For the Rohingya in India, those explanations are of little comfort.
Hossain Gazi, a social worker in West Bengal who built huts and rented homes last year to house several hundred Rohingya refugees, including Salim's family, said that after his efforts received some publicity, right-wing Hindu groups visited, took photographs and made threats on Facebook and via phone against the Rohingya living there.
"They even wrote in several social media posts that I was running a terrorist training camp for the Rohingya and the authorities should arrest and jail me," he said. All the Rohingya refugees soon left his camps, he said.

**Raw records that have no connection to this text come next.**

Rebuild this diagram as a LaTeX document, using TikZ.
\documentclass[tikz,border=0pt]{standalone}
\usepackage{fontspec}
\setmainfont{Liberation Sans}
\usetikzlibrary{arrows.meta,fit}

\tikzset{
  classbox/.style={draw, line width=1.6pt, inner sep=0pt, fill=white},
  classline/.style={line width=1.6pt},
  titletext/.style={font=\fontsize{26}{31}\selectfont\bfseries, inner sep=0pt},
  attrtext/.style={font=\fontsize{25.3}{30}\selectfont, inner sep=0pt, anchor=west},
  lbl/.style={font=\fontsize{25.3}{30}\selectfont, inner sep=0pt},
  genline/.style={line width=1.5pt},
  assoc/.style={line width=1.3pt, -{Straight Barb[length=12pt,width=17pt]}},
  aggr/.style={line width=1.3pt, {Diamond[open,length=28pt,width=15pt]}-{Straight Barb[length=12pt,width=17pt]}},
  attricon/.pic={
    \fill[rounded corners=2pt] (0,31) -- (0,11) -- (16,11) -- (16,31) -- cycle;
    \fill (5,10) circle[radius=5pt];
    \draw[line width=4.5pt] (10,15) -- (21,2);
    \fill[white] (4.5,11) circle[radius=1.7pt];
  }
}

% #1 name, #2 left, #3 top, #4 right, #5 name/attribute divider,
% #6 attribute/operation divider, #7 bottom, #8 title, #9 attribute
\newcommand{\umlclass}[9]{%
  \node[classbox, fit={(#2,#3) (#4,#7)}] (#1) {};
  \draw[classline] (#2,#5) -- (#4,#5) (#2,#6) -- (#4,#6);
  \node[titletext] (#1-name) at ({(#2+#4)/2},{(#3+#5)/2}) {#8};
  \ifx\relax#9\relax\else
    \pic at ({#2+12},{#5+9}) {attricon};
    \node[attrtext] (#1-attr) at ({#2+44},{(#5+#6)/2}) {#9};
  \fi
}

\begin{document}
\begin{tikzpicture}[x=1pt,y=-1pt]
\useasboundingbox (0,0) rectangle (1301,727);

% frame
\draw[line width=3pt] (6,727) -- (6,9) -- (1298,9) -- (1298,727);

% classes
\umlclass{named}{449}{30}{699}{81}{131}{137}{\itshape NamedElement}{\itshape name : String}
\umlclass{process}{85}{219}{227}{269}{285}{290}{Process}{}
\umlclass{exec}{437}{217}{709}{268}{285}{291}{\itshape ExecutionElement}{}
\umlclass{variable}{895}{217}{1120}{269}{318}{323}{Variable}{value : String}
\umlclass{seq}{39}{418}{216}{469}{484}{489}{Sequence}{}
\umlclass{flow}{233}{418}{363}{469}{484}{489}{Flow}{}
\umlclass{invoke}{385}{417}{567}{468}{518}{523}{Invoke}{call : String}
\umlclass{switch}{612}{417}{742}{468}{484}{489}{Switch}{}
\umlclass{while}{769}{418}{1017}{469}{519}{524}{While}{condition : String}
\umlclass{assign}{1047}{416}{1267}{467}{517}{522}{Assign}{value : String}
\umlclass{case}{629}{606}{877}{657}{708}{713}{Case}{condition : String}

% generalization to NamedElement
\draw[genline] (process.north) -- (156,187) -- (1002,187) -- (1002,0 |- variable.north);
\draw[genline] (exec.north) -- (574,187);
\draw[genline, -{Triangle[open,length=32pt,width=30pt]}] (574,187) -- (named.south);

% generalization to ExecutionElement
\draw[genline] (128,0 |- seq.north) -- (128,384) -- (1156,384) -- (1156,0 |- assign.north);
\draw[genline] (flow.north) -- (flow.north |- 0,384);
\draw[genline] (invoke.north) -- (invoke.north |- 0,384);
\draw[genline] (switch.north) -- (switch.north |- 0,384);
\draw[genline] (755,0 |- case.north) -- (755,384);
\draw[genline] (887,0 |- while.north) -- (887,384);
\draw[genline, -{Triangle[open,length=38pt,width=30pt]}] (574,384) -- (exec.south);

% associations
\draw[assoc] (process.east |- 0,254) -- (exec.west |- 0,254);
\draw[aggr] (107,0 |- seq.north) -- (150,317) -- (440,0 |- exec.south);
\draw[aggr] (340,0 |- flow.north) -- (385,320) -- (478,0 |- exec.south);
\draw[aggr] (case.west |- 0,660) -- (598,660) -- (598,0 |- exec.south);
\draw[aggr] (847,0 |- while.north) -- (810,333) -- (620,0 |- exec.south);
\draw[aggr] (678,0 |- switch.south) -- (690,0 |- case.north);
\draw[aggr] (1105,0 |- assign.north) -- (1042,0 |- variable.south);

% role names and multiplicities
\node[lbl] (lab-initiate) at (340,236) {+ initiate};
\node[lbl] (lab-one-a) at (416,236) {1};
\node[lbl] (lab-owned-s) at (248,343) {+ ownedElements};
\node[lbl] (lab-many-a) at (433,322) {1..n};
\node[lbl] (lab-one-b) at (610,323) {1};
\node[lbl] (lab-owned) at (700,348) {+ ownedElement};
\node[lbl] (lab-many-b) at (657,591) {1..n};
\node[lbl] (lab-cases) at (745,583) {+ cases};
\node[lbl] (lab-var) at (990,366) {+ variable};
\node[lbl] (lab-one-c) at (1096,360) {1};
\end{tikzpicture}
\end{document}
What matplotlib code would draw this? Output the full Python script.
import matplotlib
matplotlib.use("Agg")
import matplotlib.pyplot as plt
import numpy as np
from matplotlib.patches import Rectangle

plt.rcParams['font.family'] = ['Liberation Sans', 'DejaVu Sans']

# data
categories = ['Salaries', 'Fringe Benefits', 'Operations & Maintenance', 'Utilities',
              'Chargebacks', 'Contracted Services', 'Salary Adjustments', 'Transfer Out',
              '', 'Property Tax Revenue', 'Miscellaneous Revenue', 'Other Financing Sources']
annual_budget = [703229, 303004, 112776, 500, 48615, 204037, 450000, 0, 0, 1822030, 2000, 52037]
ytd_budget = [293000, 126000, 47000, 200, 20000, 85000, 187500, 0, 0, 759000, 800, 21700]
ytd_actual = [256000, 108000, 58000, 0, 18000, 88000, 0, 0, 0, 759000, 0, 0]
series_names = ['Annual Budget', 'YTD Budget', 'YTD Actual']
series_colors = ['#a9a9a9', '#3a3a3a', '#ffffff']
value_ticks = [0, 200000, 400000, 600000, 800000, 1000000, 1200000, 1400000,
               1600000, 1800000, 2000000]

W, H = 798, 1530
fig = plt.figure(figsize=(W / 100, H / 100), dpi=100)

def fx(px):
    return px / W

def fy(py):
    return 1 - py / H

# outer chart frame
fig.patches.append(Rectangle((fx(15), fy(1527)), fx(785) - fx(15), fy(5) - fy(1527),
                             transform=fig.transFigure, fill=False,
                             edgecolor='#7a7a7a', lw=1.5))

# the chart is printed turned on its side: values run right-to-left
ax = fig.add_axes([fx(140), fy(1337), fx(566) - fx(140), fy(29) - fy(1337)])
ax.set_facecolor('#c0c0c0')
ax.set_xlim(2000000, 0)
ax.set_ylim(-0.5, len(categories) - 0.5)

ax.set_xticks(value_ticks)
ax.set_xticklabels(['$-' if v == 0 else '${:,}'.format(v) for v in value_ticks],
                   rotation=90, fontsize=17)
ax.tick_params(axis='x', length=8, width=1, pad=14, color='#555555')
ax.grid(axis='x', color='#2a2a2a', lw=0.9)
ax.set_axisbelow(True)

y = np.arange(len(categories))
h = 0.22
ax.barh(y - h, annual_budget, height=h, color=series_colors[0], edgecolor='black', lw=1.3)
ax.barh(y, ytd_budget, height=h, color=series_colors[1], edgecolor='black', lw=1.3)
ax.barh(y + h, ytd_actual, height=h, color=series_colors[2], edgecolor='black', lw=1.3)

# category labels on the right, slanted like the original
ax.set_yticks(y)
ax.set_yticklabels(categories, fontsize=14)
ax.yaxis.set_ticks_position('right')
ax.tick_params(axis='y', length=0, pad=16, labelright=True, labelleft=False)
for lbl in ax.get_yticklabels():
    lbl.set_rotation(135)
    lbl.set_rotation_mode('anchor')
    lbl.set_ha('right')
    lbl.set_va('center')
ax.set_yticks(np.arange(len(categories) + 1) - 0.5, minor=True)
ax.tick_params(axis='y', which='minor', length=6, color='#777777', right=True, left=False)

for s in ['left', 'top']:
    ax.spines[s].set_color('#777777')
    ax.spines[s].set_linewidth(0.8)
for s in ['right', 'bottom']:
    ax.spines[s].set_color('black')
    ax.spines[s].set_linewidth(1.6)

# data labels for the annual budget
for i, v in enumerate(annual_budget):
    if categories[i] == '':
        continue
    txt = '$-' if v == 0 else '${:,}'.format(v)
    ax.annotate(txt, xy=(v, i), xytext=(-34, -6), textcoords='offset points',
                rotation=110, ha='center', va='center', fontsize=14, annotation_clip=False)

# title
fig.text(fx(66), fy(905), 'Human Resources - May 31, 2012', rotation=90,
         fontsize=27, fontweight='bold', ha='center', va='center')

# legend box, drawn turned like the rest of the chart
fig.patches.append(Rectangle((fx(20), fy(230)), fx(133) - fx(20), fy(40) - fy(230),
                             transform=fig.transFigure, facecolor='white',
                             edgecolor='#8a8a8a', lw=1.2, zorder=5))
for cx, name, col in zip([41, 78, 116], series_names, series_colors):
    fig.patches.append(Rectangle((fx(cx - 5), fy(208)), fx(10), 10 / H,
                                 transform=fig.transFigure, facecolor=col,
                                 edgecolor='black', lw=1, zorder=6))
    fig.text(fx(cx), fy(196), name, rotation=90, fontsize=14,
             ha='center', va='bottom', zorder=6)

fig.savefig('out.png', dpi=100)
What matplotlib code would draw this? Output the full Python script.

Abdul Goni, a Rohingya refugee who lived in India from 2012 until fleeing to Bangladesh last year, said that Rohingya Muslims had used WhatsApp, where messages are private, to circulate some of the threatening videos from right-wing Hindu groups and to warn one another of impending danger.
As for Facebook, which is more public, Goni said that many Rohingya had deactivated their accounts on the social network. Others have stayed on it to monitor what is being said about them but have hidden their location and erased videos and photos — anything that would link them to the Rohingya community.
Salim, who has since moved from his West Bengal location, said it was as if he had gone full circle.
"My family fled violence in Burma and took refuge in India," he said. "We are being hounded again in this country."